Besides, despite complaining about the wasteland of the modern radio dial,
Keely and his bandmates haven't exactly raised the bar. The aforementioned
title track, for all its anti-corporate blather, is essentially a
three-minute pop song that just needs to have a few snotty expletives
scrubbed clean. "Let It Dive" is a contrived prog anthem, just baiting Bic-wavers
to hoist their lighters toward the rafters. "The Rest Will Follow" ponders
humanity's capacity for good and evil, impelled by a spacious prog-rock vibe
and some heroic drumming. Prior TOD albums (including the group's first
Interscope release,
Source Tags &
Codes) maintained a uniform integrity. Even those songs that sounded
like radio hits ("Relative Ways") still came across as TOD originals, rather
than watered-down treacle couched to reach the largest possible demographic.

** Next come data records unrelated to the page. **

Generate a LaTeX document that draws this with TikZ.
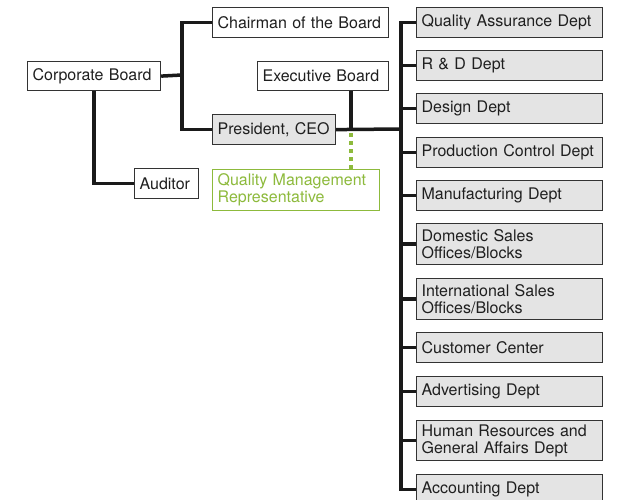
\documentclass[tikz,border=0pt]{standalone}
\usepackage{fontspec}
\setmainfont{TeX Gyre Heros}
\definecolor{deptgray}{HTML}{E4E4E4}
\definecolor{bordergray}{HTML}{333333}
\definecolor{linecol}{HTML}{1A1A1A}
\definecolor{qgreen}{HTML}{8DBA3C}
\begin{document}
\begin{tikzpicture}[x=1pt,y=-1pt,
  box/.style={draw=bordergray, line width=1.2pt, fill=white, inner xsep=5pt, inner ysep=0pt,
    align=left, anchor=north west, font=\fontsize{16}{16.7}\selectfont, text=black!88},
  dept/.style={box, fill=deptgray, minimum width=186pt, text width=176pt},
  conn/.style={draw=linecol, line width=3.5pt},
  dotconn/.style={draw=qgreen, line width=3.6pt, dash pattern=on 3.6pt off 4.4pt}
]
\useasboundingbox (0,0) rectangle (619,500);

% left part
\node[box, minimum width=133pt, minimum height=29pt, text width=123pt] (corp) at (27,61) {Corporate Board};
\node[box, minimum width=176pt, minimum height=30pt, text width=166pt] (chair) at (212,7) {Chairman of the Board};
\node[box, minimum width=131pt, minimum height=29pt, text width=121pt] (exec) at (257,61) {Executive Board};
\node[box, fill=deptgray, minimum width=123pt, minimum height=30pt, text width=113pt] (ceo) at (212,114) {President, CEO};
\node[box, minimum width=64pt, minimum height=30pt, text width=54pt] (aud) at (134,168) {Auditor};
\node[box, draw=qgreen, text=qgreen, minimum width=167pt, minimum height=41pt, text width=157pt] (qmr) at (212,169) {Quality Management\\Representative};

% departments
\node[dept, minimum height=30pt] (qa) at (416,7) {Quality Assurance Dept};
\node[dept, minimum height=30pt] (rd) at (416,50) {R \& D Dept};
\node[dept, minimum height=30pt] (des) at (416,93) {Design Dept};
\node[dept, minimum height=30pt] (prod) at (416,137) {Production Control Dept};
\node[dept, minimum height=30pt] (manu) at (416,180) {Manufacturing Dept};
\node[dept, minimum height=41pt] (dom) at (416,223) {Domestic Sales\\Offices/Blocks};
\node[dept, minimum height=41pt] (intl) at (416,278) {International Sales\\Offices/Blocks};
\node[dept, minimum height=30pt] (cust) at (416,332) {Customer Center};
\node[dept, minimum height=30pt] (adv) at (416,376) {Advertising Dept};
\node[dept, minimum height=40pt] (hr) at (416,420) {Human Resources and\\General Affairs Dept};
\node[dept, minimum height=30pt] (acc) at (416,474) {Accounting Dept};

% junctions
\coordinate (cj) at (182,75);
\coordinate (ej) at (351,129);
\coordinate (sj) at (401,129);

% connectors
\draw[conn] (corp.east) -- (cj);
\draw[conn] (chair.west) -| (cj) |- (ceo.west);
\draw[conn] (corp.south) |- (aud.west);
\draw[conn] (ej |- exec.south) -- (ej);
\draw[conn] (ceo.east) -- (sj);
\draw[conn] (qa.west) -- ++(-15,0) |- (acc.west);
\foreach \d in {rd,des,prod,manu,dom,intl,cust,adv,hr}
  \draw[conn] (\d.west) -- ++(-16.5,0);
\draw[dotconn] (ej) ++(0,4.5) -- (ej |- qmr.north);
\end{tikzpicture}
\end{document}
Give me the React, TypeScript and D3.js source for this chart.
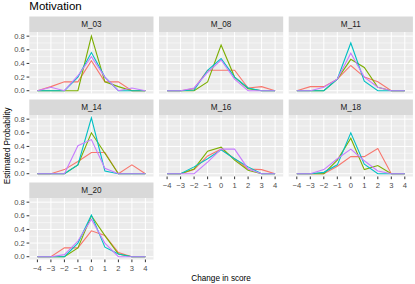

Lyrics continue to remain TOD's weak link: This is especially evident on "A
Classic Arts Showcase," featuring the clunky couplet "Voiceovers rise like
minarets / Then fall diatonically." The blandly titled "The Best" opens with
the inscrutable, awkward line "The mime's conceit has conquered over real
beauty / Grinning from a mask of hollowed bone." Musically, the group has
moments of genuine creativity ("Caterwaul," with its tight rhythm section,
comes to mind), and it's obvious TOD has the chops to make, if not an
unqualified masterpiece, at least a work that's distinctive and laudable.
"Will You Smile Again" is the high point here -- too bad it comes so early
(it's the album's second track). Keely doesn't sing about anything
particularly memorable (vague references to dreams and art predominate), but
the song, all horns and tumult, genuinely rocks. There's no sense that suits
from Interscope meddled with the structure; the band is allowed to indulge
its passion for thermodynamically charged riffs and crashing percussion.
Worlds Apart is the first TOD album that sounds like it was
influenced by a marketing department. And that's what makes Keely's
title-track tirade feel so disingenuous. If you're going to go for the brass
ring, go all out. Make those radio-friendly hits. Swing for the fences.
Otherwise, all you've got is a compromised assemblage occupying the murky
netherworld between art and commerce. Worlds apart, indeed.